• **SET TASK**
Please write out the lines of the data exactly, beginning with the first and ending with the line containing "plt.rcParams['font.family'] = ['Liberation"; leave the pictures behind.

-- START INFORMATION PROVIDED --

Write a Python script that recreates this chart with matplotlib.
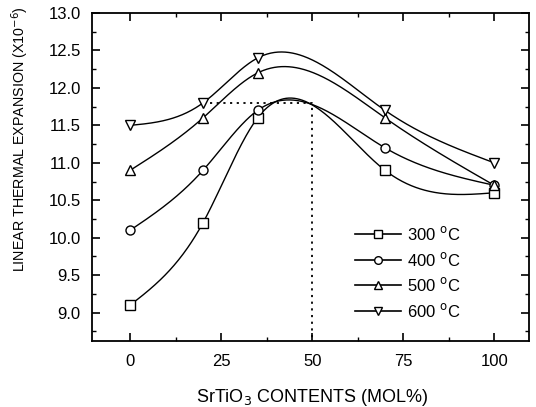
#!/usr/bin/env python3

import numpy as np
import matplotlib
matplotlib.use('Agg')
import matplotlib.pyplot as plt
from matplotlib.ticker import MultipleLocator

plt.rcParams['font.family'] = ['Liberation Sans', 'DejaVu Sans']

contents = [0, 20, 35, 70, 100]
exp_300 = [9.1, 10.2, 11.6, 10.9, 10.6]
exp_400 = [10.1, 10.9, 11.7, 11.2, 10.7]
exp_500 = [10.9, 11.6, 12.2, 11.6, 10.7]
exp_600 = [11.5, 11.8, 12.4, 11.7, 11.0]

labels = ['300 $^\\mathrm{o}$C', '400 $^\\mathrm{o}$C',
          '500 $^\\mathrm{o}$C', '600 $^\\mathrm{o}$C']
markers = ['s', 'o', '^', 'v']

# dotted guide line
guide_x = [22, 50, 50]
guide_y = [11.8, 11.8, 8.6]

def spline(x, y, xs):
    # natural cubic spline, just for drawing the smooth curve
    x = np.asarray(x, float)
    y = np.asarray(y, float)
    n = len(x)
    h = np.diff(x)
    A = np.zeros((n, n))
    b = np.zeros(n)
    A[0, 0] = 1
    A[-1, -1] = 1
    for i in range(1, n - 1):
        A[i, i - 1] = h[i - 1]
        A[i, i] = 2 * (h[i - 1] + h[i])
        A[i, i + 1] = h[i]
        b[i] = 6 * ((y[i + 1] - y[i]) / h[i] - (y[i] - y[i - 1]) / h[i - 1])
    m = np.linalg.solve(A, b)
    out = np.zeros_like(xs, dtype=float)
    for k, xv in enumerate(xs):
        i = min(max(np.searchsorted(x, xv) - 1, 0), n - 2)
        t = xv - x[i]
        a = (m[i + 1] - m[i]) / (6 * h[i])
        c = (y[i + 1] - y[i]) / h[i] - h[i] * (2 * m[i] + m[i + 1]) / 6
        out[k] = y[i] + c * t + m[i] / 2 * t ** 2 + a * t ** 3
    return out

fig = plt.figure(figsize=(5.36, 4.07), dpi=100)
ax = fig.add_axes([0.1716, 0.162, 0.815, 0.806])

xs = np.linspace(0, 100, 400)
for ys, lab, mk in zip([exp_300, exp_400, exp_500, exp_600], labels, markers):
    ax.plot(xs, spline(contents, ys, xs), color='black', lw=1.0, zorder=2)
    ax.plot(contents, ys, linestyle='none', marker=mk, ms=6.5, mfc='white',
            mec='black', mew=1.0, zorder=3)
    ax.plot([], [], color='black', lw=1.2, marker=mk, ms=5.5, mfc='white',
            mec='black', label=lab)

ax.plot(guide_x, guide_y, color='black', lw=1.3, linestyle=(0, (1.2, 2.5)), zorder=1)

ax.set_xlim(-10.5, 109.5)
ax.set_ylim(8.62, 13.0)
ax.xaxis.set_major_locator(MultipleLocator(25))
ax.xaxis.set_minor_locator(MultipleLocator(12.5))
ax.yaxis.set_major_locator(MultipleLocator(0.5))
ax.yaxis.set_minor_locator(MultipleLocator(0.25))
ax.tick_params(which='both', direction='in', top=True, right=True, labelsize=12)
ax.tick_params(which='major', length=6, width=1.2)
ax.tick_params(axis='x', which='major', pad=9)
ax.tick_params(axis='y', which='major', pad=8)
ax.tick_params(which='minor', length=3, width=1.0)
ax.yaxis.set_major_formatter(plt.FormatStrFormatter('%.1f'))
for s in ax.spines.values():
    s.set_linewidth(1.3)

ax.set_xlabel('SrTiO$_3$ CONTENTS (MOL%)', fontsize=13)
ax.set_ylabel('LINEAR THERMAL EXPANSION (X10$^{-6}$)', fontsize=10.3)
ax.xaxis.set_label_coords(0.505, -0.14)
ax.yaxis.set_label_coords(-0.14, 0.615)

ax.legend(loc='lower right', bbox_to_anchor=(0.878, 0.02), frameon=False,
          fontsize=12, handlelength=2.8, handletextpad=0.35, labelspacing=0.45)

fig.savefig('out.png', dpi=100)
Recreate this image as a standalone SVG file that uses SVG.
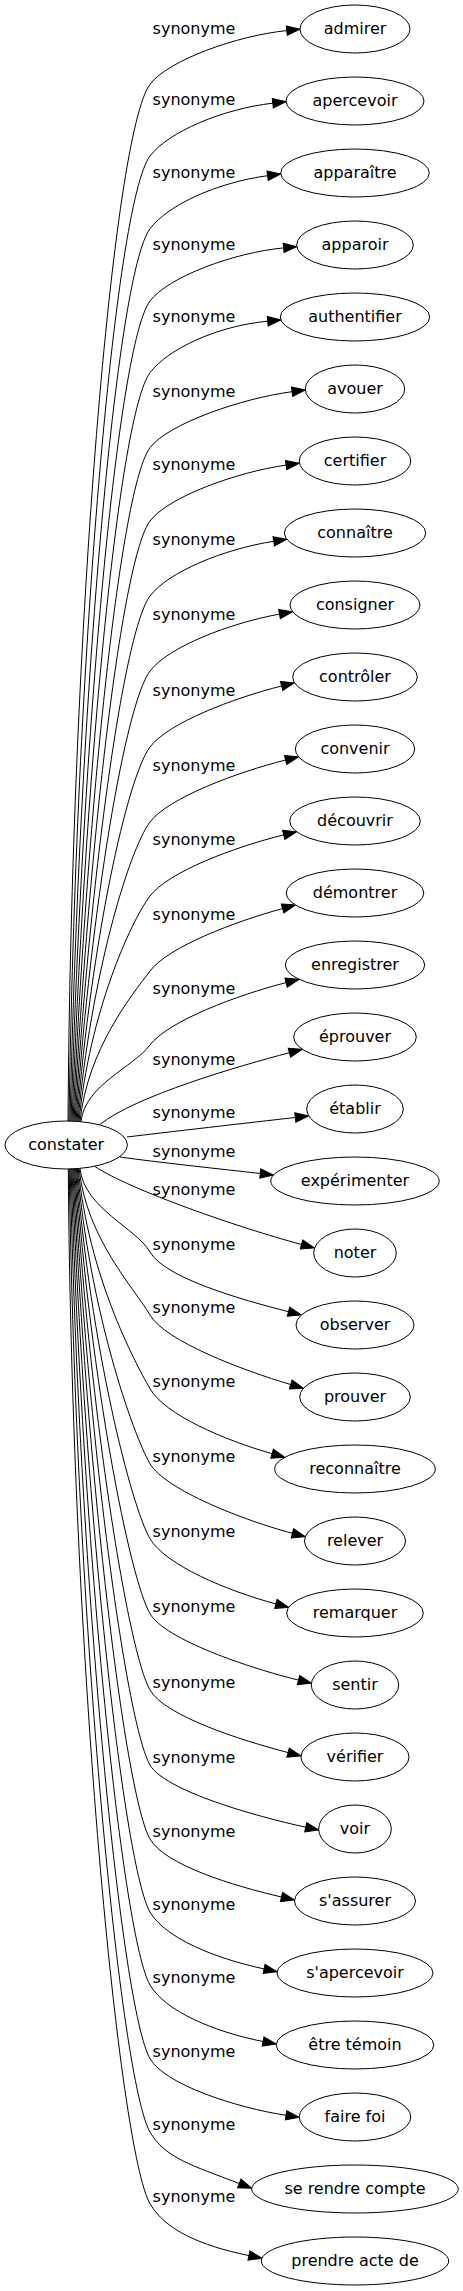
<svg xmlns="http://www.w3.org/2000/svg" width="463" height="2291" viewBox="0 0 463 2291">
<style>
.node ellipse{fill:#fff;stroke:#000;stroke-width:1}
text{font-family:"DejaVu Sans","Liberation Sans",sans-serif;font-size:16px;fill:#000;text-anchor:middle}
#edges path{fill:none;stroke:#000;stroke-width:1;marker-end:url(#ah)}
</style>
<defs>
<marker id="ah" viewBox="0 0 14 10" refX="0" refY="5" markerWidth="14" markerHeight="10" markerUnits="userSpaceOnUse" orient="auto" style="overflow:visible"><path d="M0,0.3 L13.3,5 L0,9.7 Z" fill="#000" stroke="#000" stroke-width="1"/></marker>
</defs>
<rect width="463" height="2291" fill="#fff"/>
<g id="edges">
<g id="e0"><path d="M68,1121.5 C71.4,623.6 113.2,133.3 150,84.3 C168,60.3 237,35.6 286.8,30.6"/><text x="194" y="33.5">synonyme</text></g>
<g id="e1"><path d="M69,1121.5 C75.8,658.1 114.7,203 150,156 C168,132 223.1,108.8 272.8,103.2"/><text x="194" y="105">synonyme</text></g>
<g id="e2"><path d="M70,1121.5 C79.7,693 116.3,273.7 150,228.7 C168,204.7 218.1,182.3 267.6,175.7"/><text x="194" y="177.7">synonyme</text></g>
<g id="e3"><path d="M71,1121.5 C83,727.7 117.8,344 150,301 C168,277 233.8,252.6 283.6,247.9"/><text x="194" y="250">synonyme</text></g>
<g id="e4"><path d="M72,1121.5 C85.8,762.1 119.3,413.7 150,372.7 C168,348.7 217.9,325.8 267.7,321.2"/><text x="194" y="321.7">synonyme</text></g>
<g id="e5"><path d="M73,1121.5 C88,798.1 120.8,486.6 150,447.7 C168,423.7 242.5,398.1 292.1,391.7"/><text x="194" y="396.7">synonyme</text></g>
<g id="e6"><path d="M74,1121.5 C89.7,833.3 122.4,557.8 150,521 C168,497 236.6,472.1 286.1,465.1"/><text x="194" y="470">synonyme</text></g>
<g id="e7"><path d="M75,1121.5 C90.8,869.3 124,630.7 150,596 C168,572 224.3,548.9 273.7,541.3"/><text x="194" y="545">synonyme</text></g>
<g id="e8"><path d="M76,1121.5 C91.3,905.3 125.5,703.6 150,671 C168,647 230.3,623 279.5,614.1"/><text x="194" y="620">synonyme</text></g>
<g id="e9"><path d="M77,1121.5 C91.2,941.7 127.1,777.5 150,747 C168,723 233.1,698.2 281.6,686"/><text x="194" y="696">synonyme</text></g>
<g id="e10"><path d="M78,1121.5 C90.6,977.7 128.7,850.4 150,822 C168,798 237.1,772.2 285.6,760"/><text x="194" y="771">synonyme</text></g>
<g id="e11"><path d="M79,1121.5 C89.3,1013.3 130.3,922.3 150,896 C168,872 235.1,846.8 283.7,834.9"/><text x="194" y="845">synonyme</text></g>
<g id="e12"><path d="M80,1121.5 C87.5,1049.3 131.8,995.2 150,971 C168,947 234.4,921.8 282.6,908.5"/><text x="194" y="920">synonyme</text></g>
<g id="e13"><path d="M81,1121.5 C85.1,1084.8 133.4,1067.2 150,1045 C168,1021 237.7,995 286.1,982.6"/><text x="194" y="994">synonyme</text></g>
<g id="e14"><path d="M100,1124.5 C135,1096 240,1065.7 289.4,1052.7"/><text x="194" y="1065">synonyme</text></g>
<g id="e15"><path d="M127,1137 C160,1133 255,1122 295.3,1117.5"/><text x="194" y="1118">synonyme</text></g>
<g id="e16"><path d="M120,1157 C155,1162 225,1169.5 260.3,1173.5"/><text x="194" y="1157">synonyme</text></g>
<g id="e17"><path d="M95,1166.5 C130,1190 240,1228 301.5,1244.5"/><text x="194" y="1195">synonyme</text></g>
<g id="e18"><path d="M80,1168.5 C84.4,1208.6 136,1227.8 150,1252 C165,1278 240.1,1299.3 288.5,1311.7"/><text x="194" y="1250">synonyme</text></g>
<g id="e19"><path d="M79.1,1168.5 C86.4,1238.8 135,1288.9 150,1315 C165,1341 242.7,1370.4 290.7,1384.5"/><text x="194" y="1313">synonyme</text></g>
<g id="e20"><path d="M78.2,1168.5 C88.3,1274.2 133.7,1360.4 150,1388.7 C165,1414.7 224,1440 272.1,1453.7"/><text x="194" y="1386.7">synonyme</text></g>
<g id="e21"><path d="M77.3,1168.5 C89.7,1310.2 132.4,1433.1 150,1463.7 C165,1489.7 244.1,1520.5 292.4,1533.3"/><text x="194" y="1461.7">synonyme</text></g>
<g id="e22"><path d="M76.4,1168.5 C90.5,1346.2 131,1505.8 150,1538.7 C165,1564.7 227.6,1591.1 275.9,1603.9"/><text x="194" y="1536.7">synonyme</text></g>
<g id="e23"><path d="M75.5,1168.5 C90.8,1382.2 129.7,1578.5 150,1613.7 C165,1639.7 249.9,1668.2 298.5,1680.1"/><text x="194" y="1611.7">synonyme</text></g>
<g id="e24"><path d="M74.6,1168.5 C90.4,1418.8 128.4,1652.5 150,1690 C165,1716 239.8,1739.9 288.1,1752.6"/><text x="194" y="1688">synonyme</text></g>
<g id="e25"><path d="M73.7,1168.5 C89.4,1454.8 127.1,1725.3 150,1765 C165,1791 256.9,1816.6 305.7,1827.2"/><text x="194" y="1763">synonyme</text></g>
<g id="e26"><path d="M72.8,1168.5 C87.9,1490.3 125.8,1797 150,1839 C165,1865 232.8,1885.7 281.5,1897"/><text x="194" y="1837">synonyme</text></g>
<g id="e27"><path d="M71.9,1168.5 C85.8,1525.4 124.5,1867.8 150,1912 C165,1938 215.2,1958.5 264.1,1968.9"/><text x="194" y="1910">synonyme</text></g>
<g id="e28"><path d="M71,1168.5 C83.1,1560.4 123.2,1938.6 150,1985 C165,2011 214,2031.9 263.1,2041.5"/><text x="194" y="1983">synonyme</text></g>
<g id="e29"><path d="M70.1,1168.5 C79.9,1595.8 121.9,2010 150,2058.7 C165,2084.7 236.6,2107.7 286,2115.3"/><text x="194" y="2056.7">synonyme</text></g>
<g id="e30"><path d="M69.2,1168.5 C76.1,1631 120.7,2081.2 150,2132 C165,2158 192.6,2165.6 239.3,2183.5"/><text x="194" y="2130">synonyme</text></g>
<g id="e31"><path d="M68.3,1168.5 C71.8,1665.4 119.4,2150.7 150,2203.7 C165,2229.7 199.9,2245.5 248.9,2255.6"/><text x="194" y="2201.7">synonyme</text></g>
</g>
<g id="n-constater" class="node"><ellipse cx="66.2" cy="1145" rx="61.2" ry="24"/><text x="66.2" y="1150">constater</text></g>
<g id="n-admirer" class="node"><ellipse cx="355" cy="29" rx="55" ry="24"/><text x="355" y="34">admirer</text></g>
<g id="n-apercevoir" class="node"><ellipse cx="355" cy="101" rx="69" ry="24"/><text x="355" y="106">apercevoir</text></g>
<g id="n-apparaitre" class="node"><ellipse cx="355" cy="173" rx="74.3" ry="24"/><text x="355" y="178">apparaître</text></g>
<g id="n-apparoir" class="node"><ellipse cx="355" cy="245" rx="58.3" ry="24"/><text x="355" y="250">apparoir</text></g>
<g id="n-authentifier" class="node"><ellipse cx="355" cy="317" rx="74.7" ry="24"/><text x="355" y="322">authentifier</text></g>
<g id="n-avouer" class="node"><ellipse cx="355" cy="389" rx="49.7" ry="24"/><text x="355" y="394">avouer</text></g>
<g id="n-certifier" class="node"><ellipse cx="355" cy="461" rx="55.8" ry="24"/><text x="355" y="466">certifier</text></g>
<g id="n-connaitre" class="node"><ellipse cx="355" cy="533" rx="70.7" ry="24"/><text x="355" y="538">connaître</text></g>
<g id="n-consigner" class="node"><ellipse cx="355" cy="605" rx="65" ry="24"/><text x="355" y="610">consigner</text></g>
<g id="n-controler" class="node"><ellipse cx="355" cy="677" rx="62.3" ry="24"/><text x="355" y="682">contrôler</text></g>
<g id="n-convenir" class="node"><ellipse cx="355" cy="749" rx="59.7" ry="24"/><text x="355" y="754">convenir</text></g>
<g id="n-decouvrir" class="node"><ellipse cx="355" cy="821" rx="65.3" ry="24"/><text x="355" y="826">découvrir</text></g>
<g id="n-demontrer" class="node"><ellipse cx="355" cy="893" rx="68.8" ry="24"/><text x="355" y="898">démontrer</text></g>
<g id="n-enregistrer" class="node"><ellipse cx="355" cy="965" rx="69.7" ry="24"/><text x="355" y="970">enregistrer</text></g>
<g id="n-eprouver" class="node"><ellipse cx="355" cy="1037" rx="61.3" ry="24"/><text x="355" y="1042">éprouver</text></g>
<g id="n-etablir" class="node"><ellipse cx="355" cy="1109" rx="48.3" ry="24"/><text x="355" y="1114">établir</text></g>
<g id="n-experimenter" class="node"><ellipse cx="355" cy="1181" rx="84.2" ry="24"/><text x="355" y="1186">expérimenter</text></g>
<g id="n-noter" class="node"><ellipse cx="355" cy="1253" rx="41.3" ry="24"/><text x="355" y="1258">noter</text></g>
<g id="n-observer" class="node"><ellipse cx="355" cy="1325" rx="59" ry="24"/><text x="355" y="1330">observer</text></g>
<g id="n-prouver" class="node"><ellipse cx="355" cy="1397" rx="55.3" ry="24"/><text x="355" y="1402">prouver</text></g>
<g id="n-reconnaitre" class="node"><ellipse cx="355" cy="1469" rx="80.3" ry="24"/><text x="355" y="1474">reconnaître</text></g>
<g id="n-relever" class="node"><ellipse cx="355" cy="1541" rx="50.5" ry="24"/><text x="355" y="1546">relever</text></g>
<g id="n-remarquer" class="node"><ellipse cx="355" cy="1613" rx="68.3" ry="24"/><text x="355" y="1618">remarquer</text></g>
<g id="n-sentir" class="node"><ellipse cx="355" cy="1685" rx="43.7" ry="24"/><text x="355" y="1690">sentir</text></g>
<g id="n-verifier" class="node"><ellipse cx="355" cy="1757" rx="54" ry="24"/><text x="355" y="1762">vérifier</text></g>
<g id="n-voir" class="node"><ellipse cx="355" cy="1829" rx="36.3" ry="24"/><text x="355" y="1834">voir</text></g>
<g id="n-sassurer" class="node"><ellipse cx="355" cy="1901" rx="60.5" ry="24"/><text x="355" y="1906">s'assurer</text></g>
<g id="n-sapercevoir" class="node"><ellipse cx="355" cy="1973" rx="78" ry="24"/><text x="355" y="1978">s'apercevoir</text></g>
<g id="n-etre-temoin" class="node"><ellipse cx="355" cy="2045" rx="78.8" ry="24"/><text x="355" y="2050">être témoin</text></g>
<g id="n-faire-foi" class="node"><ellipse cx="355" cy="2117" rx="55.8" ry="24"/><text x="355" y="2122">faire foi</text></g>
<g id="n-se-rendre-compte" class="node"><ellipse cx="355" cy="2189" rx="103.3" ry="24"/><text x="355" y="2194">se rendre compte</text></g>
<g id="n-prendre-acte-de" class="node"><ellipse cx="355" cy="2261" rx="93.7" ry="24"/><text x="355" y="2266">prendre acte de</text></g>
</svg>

-- END INFORMATION PROVIDED --

• **CORRECT OUTPUT**
Write a Python script that recreates this chart with matplotlib.
#!/usr/bin/env python3

import numpy as np
import matplotlib
matplotlib.use('Agg')
import matplotlib.pyplot as plt
from matplotlib.ticker import MultipleLocator

plt.rcParams['font.family'] = ['Liberation Sans', 'DejaVu Sans']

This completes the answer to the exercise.